The fear of a tipping moment
But in practice, as Bodenheimer emphasises, things rapidly become complicated. One would have to ignore the reality on the ground, he says, “if anyone today pretended that the phrase ‘From the river to the sea, Palestine will be free’ is a friendly appeal for Palestinians and Jews to come together that’s covered by the Jerusalem Declaration”. He adds that “the use of this call in Europe and the USA immediately after the Hamas massacre has given that vision an unmistakable, genocidal slant”.
Which of the two definitions you use is a political decision, says Späti. Those who tend to be critical of Israel are more likely to follow the Jerusalem Declaration, while others prefer that of the IHRA. But it’s not the definitions that really worry Bodenheimer: “I’m afraid that the term itself will be upended so that people feel they can once again say: ‘I’m anti-Semitic’”. He’s already read similar statements from certain commentators, sometimes justifying themselves along the lines of: “When I see what the Jews are doing, they’re obviously the real evil in the world”. In this manner, the discourse on anti-Semitism can suddenly become a discourse on one opinion among many. “Until now, we’ve been protected by a taboo on hating Jews. But this is a very fragile consensus”. It’s a consensus that also seems to be crumbling.

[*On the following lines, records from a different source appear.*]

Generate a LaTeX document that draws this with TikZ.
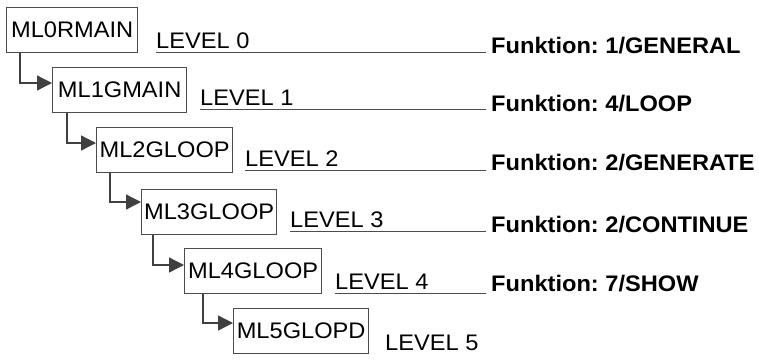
\documentclass[tikz,border=0pt]{standalone}
\usepackage{fontspec}
\setmainfont[FakeStretch=1.05]{Liberation Sans}
\usetikzlibrary{arrows.meta}
\begin{document}
\frenchspacing
\begin{tikzpicture}[x=1pt,y=-1pt,
  modbox/.style={draw=black!70, line width=1.3pt, anchor=north west, inner sep=0pt,
    minimum height=45pt, font=\fontsize{22.5}{26}\selectfont},
  link/.style={draw=black!75, line width=1.3pt, -{Triangle[length=15pt,width=15pt]}},
  lvl/.style={anchor=base west, inner sep=0pt, font=\fontsize{22.5}{26}\selectfont},
  fn/.style={anchor=base west, inner sep=0pt, font=\fontsize{22.5}{26}\selectfont\bfseries},
  rule/.style={draw=black!70, line width=1.3pt, shorten >=5pt}]
\useasboundingbox (0,0) rectangle (759,360);

% module boxes
\node[modbox, minimum width=131pt] (m0) at (6,7)     {ML0RMAIN};
\node[modbox, minimum width=134pt] (m1) at (52,67)   {ML1GMAIN};
\node[modbox, minimum width=136pt] (m2) at (96,127)  {ML2GLOOP};
\node[modbox, minimum width=135pt] (m3) at (141,189) {ML3GLOOP};
\node[modbox, minimum width=137pt] (m4) at (184,248) {ML4GLOOP};
\node[modbox, minimum width=135pt] (m5) at (233,308) {ML5GLOPD};

% call links
\draw[link] ([xshift=14pt]m0.south west) |- ([yshift=-16pt]m1.north west);
\draw[link] ([xshift=15pt]m1.south west) |- ([yshift=-16pt]m2.north west);
\draw[link] ([xshift=14pt]m2.south west) |- ([yshift=-13pt]m3.north west);
\draw[link] ([xshift=12pt]m3.south west) |- ([yshift=-17pt]m4.north west);
\draw[link] ([xshift=19pt]m4.south west) |- ([yshift=-15pt]m5.north west);

% level labels
\node[lvl] (l0) at (156,48)  {LEVEL 0};
\node[lvl] (l1) at (200,105) {LEVEL 1};
\node[lvl] (l2) at (245,166) {LEVEL 2};
\node[lvl] (l3) at (290,227) {LEVEL 3};
\node[lvl] (l4) at (335,289) {LEVEL 4};
\node[lvl] (l5) at (385,350) {LEVEL 5};

% function labels
\node[fn] (f0) at (491,53)  {Funktion: 1/GENERAL};
\node[fn] (f1) at (491,111) {Funktion: 4/LOOP};
\node[fn] (f2) at (491,170) {Funktion: 2/GENERATE};
\node[fn] (f3) at (491,232) {Funktion: 2/CONTINUE};
\node[fn] (f4) at (491,291) {Funktion: 7/SHOW};

% underlines running from each level to its function
\foreach \i in {0,...,4}{
  \coordinate (u\i) at ([yshift=-4.5pt]l\i.base west);
  \draw[rule] (u\i) -- (u\i -| f\i.west);
}
\end{tikzpicture}
\end{document}
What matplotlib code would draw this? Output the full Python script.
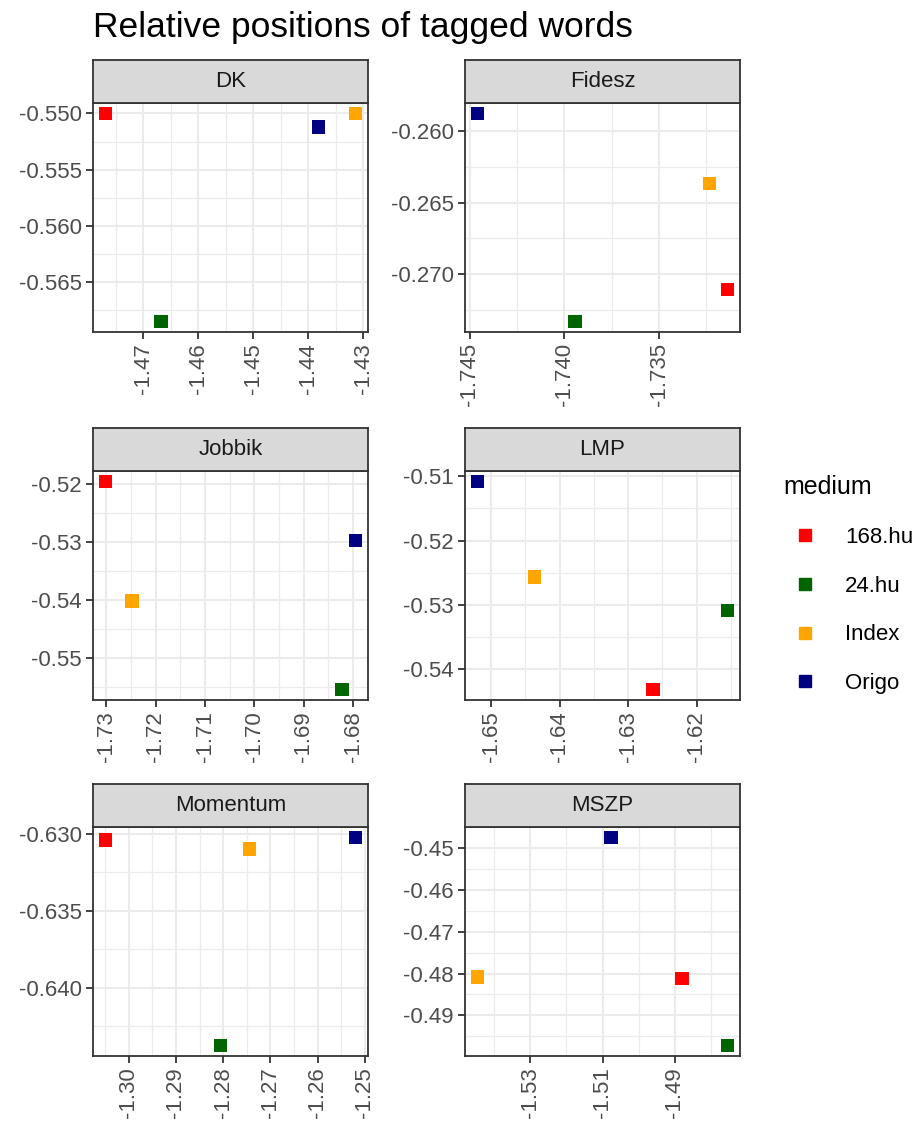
import numpy as np
import matplotlib
matplotlib.use('Agg')
import matplotlib.pyplot as plt
from matplotlib.ticker import FixedLocator, AutoMinorLocator, FormatStrFormatter
from matplotlib.lines import Line2D

plt.rcParams['font.family'] = ['Liberation Sans', 'DejaVu Sans']
plt.rcParams['axes.unicode_minus'] = False

media = ['168.hu', '24.hu', 'Index', 'Origo']
colors = ['#FF0000', '#006400', '#FFA500', '#000080']

parties = ['DK', 'Fidesz', 'Jobbik', 'LMP', 'Momentum', 'MSZP']

# x / y position of each medium (order: 168.hu, 24.hu, Index, Origo)
dk_x = [-1.4769, -1.4668, -1.4314, -1.4381]
dk_y = [-0.5500, -0.5685, -0.5500, -0.5512]
fidesz_x = [-1.73138, -1.73945, -1.73234, -1.7446]
fidesz_y = [-0.27104, -0.27328, -0.26369, -0.2588]
jobbik_x = [-1.7302, -1.6822, -1.7248, -1.6795]
jobbik_y = [-0.5196, -0.5554, -0.5402, -0.5298]
lmp_x = [-1.6264, -1.6155, -1.6437, -1.6520]
lmp_y = [-0.5432, -0.5309, -0.5257, -0.5108]
momentum_x = [-1.3049, -1.2806, -1.2744, -1.2520]
momentum_y = [-0.63039, -0.64376, -0.63098, -0.63022]
mszp_x = [-1.4880, -1.4753, -1.5447, -1.5076]
mszp_y = [-0.4812, -0.4972, -0.4808, -0.4475]

xs = [dk_x, fidesz_x, jobbik_x, lmp_x, momentum_x, mszp_x]
ys = [dk_y, fidesz_y, jobbik_y, lmp_y, momentum_y, mszp_y]

# axis breaks per facet
x_breaks = [[-1.47, -1.46, -1.45, -1.44, -1.43],
            [-1.745, -1.740, -1.735],
            [-1.73, -1.72, -1.71, -1.70, -1.69, -1.68],
            [-1.65, -1.64, -1.63, -1.62],
            [-1.30, -1.29, -1.28, -1.27, -1.26, -1.25],
            [-1.53, -1.51, -1.49]]
y_breaks = [[-0.550, -0.555, -0.560, -0.565],
            [-0.260, -0.265, -0.270],
            [-0.52, -0.53, -0.54, -0.55],
            [-0.51, -0.52, -0.53, -0.54],
            [-0.630, -0.635, -0.640],
            [-0.45, -0.46, -0.47, -0.48, -0.49]]
x_dec = [2, 3, 2, 2, 2, 2]
y_dec = [3, 3, 2, 2, 3, 2]

W, H = 920, 1124
fig = plt.figure(figsize=(W / 100, H / 100), dpi=100)

col_left = [93, 465]
panel_w = 275
row_top = [103, 471, 827]
panel_h = 229
strip_h = 43

dark = '#333333'
for i, party in enumerate(parties):
    r, c = divmod(i, 2)
    x0 = col_left[c]
    y0 = row_top[r]
    ax = fig.add_axes([x0 / W, 1 - (y0 + panel_h) / H, panel_w / W, panel_h / H])
    sax = fig.add_axes([x0 / W, 1 - y0 / H, panel_w / W, strip_h / H])
    sax.set_facecolor('#D9D9D9')
    sax.set_xticks([])
    sax.set_yticks([])
    for sp in sax.spines.values():
        sp.set_color(dark)
        sp.set_linewidth(1.3)
    sax.text(0.5, 0.5, party, ha='center', va='center', fontsize=16, color='#1A1A1A',
             transform=sax.transAxes)

    ax.scatter(xs[i], ys[i], c=colors, marker='s', s=95, linewidths=0, zorder=3)

    xmin, xmax = min(xs[i]), max(xs[i])
    ymin, ymax = min(ys[i]), max(ys[i])
    dx = (xmax - xmin) * 0.05
    dy = (ymax - ymin) * 0.05
    ax.set_xlim(xmin - dx, xmax + dx)
    ax.set_ylim(ymin - dy, ymax + dy)

    ax.xaxis.set_major_locator(FixedLocator(x_breaks[i]))
    ax.yaxis.set_major_locator(FixedLocator(y_breaks[i]))
    ax.xaxis.set_minor_locator(AutoMinorLocator(2))
    ax.yaxis.set_minor_locator(AutoMinorLocator(2))
    ax.xaxis.set_major_formatter(FormatStrFormatter('%%.%df' % x_dec[i]))
    ax.yaxis.set_major_formatter(FormatStrFormatter('%%.%df' % y_dec[i]))

    ax.grid(which='major', color='#EBEBEB', linewidth=1.5, zorder=0)
    ax.grid(which='minor', color='#EBEBEB', linewidth=0.9, zorder=0)
    ax.set_axisbelow(True)
    for sp in ax.spines.values():
        sp.set_color(dark)
        sp.set_linewidth(1.3)
    ax.tick_params(which='major', length=5, width=1.3, color=dark,
                   labelsize=16, labelcolor='#4D4D4D', pad=3)
    ax.tick_params(which='minor', length=0)
    for lab in ax.get_xticklabels():
        lab.set_rotation(90)
        lab.set_va('top')
        lab.set_ha('center')

fig.text(93 / W, 1 - 27 / H, 'Relative positions of tagged words', fontsize=25.5,
         color='black', ha='left', va='center')

handles = [Line2D([], [], marker='s', linestyle='none', color=col, markersize=9)
           for col in colors]
leg = fig.legend(handles, media, title='medium', loc='upper left',
                 bbox_to_anchor=(763 / W, 1 - 455 / H), frameon=False,
                 fontsize=16, title_fontsize=18, labelspacing=1.25,
                 handletextpad=0.8, alignment='left')

fig.savefig('out.png', dpi=100)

Bodenheimer suggests conducting a thought experiment: “We should place the term ‘anti-Semitic’ under a two-year moratorium because it covers up more than it reveals”. Conceivable alternatives, he says, might include adjectives such as ‘inhuman’, ‘generalising’, ‘Holocaust-denying’ or simply ‘unfair’. “Then you’d really have to think about what you actually want to say, and honestly state your accusations. And then people would surely start to talk to each other more again”.